_Data section:_

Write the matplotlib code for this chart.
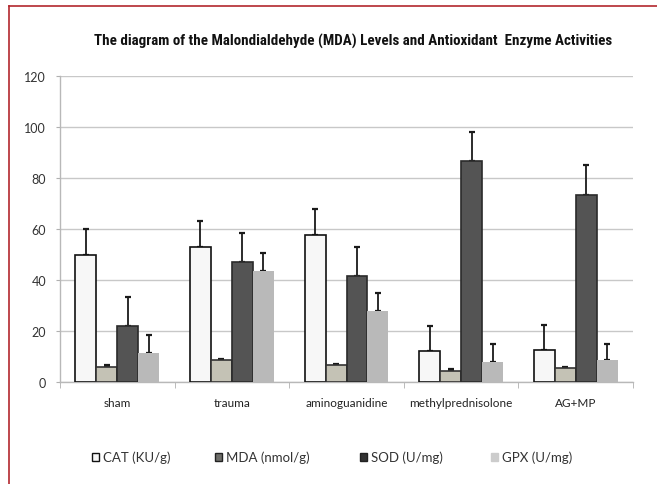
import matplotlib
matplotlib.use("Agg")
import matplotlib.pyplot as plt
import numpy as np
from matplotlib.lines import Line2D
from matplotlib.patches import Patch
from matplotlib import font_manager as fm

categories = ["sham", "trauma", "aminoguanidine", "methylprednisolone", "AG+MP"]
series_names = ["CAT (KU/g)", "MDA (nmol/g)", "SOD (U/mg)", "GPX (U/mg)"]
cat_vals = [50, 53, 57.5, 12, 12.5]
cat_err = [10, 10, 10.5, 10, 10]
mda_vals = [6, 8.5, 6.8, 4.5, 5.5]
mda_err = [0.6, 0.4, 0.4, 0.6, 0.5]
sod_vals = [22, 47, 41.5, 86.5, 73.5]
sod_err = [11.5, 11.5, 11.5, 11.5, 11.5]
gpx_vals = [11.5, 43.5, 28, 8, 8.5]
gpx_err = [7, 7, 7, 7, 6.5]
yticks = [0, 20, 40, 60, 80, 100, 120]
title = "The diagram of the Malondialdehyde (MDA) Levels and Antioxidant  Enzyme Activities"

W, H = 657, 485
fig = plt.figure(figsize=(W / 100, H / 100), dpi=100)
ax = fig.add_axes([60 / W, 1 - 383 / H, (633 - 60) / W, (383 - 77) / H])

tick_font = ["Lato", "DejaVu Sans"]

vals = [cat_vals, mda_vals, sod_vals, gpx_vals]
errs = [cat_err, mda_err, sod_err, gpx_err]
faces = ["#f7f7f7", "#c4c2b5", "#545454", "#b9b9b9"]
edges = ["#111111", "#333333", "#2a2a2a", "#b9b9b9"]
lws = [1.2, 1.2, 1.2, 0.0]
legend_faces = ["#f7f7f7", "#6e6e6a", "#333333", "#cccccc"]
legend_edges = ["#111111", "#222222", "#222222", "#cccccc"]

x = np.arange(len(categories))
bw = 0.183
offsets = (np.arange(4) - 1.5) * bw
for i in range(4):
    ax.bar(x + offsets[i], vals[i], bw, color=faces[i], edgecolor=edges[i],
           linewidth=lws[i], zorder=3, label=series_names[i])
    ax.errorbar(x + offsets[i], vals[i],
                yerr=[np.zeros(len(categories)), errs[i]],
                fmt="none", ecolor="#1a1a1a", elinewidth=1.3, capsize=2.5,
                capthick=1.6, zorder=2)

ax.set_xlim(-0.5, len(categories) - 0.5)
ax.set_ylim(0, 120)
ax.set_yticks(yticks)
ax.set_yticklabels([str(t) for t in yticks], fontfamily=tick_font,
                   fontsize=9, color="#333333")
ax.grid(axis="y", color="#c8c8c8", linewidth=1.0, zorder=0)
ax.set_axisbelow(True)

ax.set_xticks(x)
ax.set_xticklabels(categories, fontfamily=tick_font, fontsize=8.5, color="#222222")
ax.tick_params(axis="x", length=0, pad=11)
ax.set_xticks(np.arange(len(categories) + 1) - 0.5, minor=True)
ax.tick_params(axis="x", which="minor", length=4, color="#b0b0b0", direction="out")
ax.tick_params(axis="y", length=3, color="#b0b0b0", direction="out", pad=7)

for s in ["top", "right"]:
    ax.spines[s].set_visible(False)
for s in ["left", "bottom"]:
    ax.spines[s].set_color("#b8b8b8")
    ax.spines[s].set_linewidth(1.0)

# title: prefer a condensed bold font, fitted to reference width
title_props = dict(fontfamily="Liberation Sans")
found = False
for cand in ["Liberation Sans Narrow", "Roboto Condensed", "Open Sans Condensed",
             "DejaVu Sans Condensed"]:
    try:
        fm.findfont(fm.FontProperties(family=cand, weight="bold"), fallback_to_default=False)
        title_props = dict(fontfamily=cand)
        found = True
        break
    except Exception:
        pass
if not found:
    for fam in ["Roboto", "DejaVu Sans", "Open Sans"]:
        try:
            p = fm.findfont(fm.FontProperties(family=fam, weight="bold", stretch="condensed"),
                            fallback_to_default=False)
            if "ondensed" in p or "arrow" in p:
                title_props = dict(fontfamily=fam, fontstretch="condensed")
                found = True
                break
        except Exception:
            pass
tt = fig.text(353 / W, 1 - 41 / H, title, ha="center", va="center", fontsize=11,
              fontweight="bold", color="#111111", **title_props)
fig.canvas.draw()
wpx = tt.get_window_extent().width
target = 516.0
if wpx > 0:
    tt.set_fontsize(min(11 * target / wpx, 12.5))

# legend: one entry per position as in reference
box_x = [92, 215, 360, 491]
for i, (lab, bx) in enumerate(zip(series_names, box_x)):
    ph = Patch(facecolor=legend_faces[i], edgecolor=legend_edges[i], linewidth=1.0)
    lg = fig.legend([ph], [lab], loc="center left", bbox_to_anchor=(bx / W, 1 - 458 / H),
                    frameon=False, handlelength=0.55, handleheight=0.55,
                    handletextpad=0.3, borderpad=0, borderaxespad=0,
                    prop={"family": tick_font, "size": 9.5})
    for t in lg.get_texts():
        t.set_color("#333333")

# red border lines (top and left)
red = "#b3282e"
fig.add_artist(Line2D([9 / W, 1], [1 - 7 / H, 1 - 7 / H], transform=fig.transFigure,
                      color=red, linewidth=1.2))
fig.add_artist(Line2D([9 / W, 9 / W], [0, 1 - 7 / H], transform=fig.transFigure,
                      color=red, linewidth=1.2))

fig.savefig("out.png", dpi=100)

_Short task:_ Set the lines above down again, word for word, from the first through the one containing "from matplotlib import font_manager as fm"; pictures excluded.

_Result of the exercise:_
Write the matplotlib code for this chart.
import matplotlib
matplotlib.use("Agg")
import matplotlib.pyplot as plt
import numpy as np
from matplotlib.lines import Line2D
from matplotlib.patches import Patch
from matplotlib import font_manager as fm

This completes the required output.